Blocking is typically performed with a regular GROUP BY, with some key that is used as an approximation for equivalence (note that we may generate several keys for one row, because blocks may overlap). For example, we can use q-gram blocking, where we create blocks for every substring of length q that show up in the source data. We can span multiple fields, with the help of a delimiter, e.g., $.

As an example, here are the tri-grams (3-grams) of the two-field tuple ('picasso', 'pablo'):

{'pic', 'ica', 'cas', 'ass', 'sso', 'so$', 'o$p', '$pa', 'pab', 'abl', 'blo', 'lo$'}

With q-gram blocking, we make one block per distinct q-gram. When choosing q, we face different tradeoffs. If q is too small, we have low precision as more entities are in most blocks. On the other hand, if q is too big, we have low recall, where entities that should be together are not.

Once our blocks are formed, the next step is to cluster our entities into equivalence classes. First, we define a metric to numerically compute a “distance” between values, which can be either:

  • Univariate (between pairs of values): string distance, abbreviations, synonyms, knowledge-based hierarchies.

  • Multivariate (between pairs of tuples).

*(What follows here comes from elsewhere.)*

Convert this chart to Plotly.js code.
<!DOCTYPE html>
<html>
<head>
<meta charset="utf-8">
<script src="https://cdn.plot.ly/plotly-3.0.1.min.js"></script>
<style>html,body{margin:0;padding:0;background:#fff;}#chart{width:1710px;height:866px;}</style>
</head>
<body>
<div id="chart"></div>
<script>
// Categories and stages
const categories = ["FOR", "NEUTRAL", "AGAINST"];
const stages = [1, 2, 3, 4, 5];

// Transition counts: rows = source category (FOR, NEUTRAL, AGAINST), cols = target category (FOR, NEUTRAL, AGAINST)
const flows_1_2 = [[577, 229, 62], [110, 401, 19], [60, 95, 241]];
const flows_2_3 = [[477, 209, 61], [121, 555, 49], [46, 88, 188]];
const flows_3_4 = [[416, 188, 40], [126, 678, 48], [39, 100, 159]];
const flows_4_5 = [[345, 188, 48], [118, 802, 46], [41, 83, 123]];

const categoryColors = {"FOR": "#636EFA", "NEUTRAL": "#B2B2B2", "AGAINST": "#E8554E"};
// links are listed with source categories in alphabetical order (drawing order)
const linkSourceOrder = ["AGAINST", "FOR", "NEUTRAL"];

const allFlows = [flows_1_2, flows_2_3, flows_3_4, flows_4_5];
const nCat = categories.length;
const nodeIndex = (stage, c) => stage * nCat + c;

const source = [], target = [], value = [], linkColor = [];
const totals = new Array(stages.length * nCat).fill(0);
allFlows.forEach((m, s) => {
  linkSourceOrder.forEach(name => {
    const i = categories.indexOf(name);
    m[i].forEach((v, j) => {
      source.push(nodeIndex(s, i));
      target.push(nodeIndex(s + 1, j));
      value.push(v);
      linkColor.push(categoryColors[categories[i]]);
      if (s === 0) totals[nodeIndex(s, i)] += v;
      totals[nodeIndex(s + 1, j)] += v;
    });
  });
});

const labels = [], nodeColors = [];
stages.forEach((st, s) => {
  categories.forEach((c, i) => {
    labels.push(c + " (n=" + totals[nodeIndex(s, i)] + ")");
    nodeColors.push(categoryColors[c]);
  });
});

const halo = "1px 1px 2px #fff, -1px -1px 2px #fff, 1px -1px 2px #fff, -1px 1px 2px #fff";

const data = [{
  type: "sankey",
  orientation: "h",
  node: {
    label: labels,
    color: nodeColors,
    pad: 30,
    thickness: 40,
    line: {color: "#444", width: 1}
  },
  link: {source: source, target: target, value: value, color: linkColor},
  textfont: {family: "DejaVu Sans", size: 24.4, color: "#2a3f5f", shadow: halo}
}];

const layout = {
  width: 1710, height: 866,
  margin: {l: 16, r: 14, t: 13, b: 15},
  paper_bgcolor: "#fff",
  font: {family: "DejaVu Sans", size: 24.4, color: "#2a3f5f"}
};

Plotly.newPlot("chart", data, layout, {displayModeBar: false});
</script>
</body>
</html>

Then, we can employ a clustering algorithm to merge values that are close to each other. These results can then be used in a data analysis to traverse the graph of identical and related values.

One approach is correlation clustering, where we either want to minimize the sum of intra-cluster (within) edge weights (very tight compact clusters) or maximize the sum of inter-cluster (between) edge weights (clusters far away from other clusters). Ultimately, we heuristically threshold clusters, in which we determine if two nodes are close enough, they are declared the “same entity,” or if two nodes are far enough, we prune the edge and declare them “different entities.”

Entity resolution is often very important, but in practice can be a tricky process as we rely on heuristics upon heuristics and have a limited human ability to assess results. However, ER can be reliable in specific domains, such as mature domains, domains with lots of training data, and domains where human review is practical.